Copy the listing below in full and skip every picture.

=== Supplied information ===

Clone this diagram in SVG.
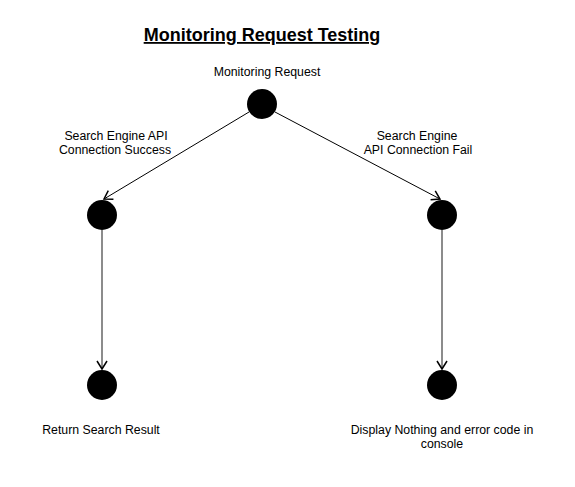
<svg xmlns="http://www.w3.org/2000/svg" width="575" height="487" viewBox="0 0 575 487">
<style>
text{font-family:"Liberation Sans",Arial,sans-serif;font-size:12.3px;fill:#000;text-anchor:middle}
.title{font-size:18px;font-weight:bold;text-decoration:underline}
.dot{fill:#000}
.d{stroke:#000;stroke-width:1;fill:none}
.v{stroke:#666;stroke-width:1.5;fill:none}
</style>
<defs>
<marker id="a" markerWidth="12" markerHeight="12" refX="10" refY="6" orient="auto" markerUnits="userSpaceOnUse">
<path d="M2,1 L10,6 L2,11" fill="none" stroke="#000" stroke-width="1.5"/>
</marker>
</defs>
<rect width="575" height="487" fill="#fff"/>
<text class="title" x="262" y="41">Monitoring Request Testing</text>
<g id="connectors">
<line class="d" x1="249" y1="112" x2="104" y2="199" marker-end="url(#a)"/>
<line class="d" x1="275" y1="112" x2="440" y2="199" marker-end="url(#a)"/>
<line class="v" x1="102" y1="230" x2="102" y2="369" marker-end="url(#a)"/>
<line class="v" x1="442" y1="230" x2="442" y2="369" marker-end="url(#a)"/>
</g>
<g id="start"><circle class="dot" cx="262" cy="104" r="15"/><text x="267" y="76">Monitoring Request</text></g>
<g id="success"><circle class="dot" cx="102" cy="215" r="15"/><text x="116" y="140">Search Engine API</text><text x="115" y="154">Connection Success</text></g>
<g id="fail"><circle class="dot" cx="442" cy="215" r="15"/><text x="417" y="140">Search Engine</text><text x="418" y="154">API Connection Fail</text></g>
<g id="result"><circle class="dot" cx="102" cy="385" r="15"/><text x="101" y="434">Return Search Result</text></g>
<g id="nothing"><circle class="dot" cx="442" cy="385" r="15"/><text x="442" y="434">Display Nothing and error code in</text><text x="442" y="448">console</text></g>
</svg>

===

(Correct response):
Clone this diagram in SVG.
<svg xmlns="http://www.w3.org/2000/svg" width="575" height="487" viewBox="0 0 575 487">
<style>
text{font-family:"Liberation Sans",Arial,sans-serif;font-size:12.3px;fill:#000;text-anchor:middle}
.title{font-size:18px;font-weight:bold;text-decoration:underline}
.dot{fill:#000}
.d{stroke:#000;stroke-width:1;fill:none}
.v{stroke:#666;stroke-width:1.5;fill:none}
</style>
<defs>
<marker id="a" markerWidth="12" markerHeight="12" refX="10" refY="6" orient="auto" markerUnits="userSpaceOnUse">
<path d="M2,1 L10,6 L2,11" fill="none" stroke="#000" stroke-width="1.5"/>
</marker>
</defs>
<rect width="575" height="487" fill="#fff"/>
<text class="title" x="262" y="41">Monitoring Request Testing</text>
<g id="connectors">
<line class="d" x1="249" y1="112" x2="104" y2="199" marker-end="url(#a)"/>
<line class="d" x1="275" y1="112" x2="440" y2="199" marker-end="url(#a)"/>
<line class="v" x1="102" y1="230" x2="102" y2="369" marker-end="url(#a)"/>
<line class="v" x1="442" y1="230" x2="442" y2="369" marker-end="url(#a)"/>
</g>
<g id="start"><circle class="dot" cx="262" cy="104" r="15"/><text x="267" y="76">Monitoring Request</text></g>
<g id="success"><circle class="dot" cx="102" cy="215" r="15"/><text x="116" y="140">Search Engine API</text><text x="115" y="154">Connection Success</text></g>
<g id="fail"><circle class="dot" cx="442" cy="215" r="15"/><text x="417" y="140">Search Engine</text><text x="418" y="154">API Connection Fail</text></g>
<g id="result"><circle class="dot" cx="102" cy="385" r="15"/><text x="101" y="434">Return Search Result</text></g>
<g id="nothing"><circle class="dot" cx="442" cy="385" r="15"/><text x="442" y="434">Display Nothing and error code in</text><text x="442" y="448">console</text></g>
</svg>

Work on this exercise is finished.